Luis Salaveria, director of the state Department of Budget and Finance, told the committee that the state’s tentative obligation for wildfire recovery costs to date is $611 million, up from $561 million he reported to the committee Feb. 20.
In December, about four months after the Aug. 8 fire that destroyed most of Lahaina, Green swept together $199 million to cover disaster expenses for the current fiscal year from $164 million redirected from unused appropriations for other things, $30 million from a discretionary fund and $5 million already in the state’s major disaster fund.
So, the current shortfall is $412 million.
However, Salaveria noted that this deficit could go down as the state negotiates with the Federal Emergency Management Agency over which fire survivors displaced from their homes are eligible for FEMA assistance.
Some ineligible households are undocumented immigrants and migrants under the Compacts of Free Association with three Pacific island nations. Others owned condominiums lost in the fire, though Salaveria said FEMA recently tentatively agreed to make those condo owners eligible. This change alone, Salaveria said during Thursday’s briefing, could transfer $40 million to $50 million in costs from the state to FEMA.
Much of the fire recovery expenses totaling $2.1 billion to date and largely covered by FEMA has been caring for fire survivors under a $500 million contract with the Red Cross to pay for hotel lodging, food and services at $1,000 a day per household.
Out of about 5,400 households displaced by the wildfire, about 1, 000 were ineligible for FEMA support and were staying in hotels earlier this year at a cost of $1 million a day to the state.
This surprise expense emerged only earlier in February, Salaveria told the committee.

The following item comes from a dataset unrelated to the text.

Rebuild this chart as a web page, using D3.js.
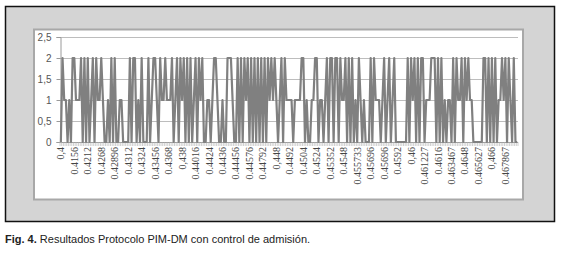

At the Feb. 20 briefing, the number of FEMA-ineligible survivors in hotels had dropped to 820, and on Thursday the number was down to 659, according to James Barros, administrator of the Hawaii Emergency Management Agency.
Some of the decrease is due to FEMA decision changes, though the state has been trying to find less expensive housing for survivors who are not eligible for FEMA assistance.
On the other hand, Green wants to add $65 million to wildfire recovery costs in the current fiscal year for his proposed One Ohana Fund to compensate families of people who were killed in the fire as well as people who were seriously injured if they forgo litigation.
Dela Cruz questioned why the governor didn’t have a bill introduced in January for a One Ohana Fund appropriation after announcing plans for the fund in November. Dela Cruz also noted that some colleagues are uncomfortable with the fund, which can be seen as having taxpayers compensate victims when it is questionable whether the state is liable for the fire.